Michal Mitro: Art of Noises AV
Michal Mitro is an artist and a researcher working across the field of disciplines and media. Trained in Psychology and Sociology, he focuses on the nuances of everyday life as well as hyperobjects of planetary scale. In his artistic practice he translates his sociological imagination into crafted sculptural environments with elements of sound, light or electricity. Themes that he gravitates towards explore relationships between human and more-than-human worlds and the supposed friction between natural and artificial. Mitro proposes narratives both affirming and disturbing in order to shape viable futures one may like to inhabit.
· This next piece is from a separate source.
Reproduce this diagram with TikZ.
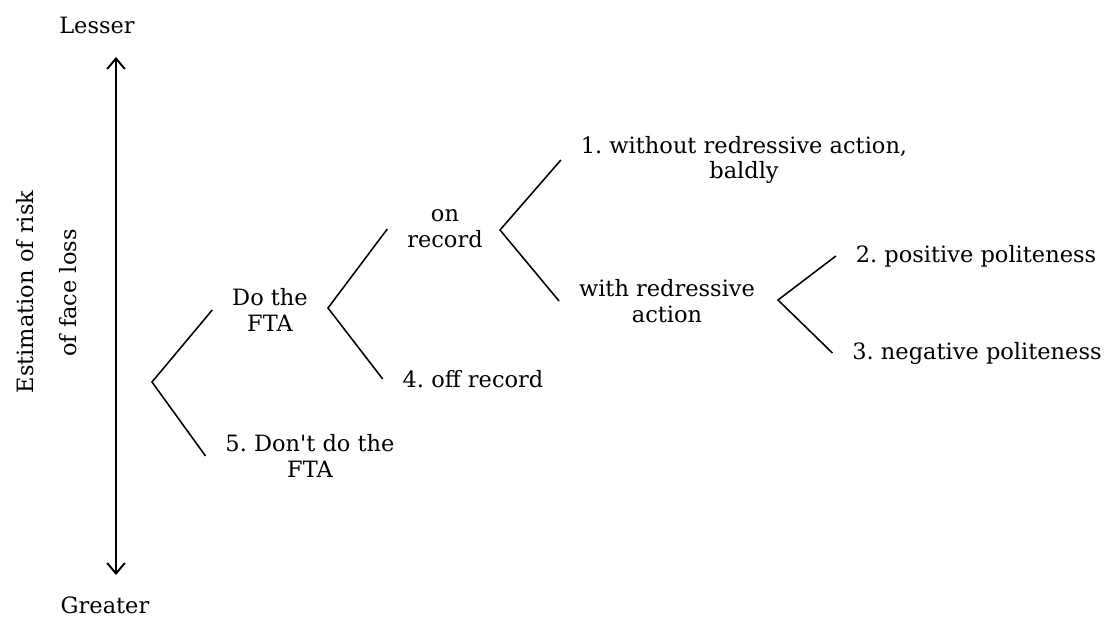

Michal Mitro will present a live audiovisual performance that narrates Luigi Rusollo’s futurist manifesto by language of today’s technology. Russolo’s “Art of Noises” (1913) inspires even today and doesn’t loose any of its relevance. Yet, it doesn’t seem as intriguing as hundred years back. The performance aims to enhance the original text with meanings that are own to the medium of its interpretation and by doing so re-establish the manifesto in its full radicality again. Practically speaking, the Manifesto is translated into Morse code that flashes custom-designed light-sensitive synthesisers (“OSCn” synth inspired by Nicholas Collins’ Handmade Electronic Music book). These vocalise the coded language in its conceptually purest form – noise. The sonic is accompained by projection of pronounced letters. These however become blurred and noisy themselves as I transform and modulate them as the performance evolves. The performance comprises text, sound, and image – an unmistakeable reading of the Art of Noises.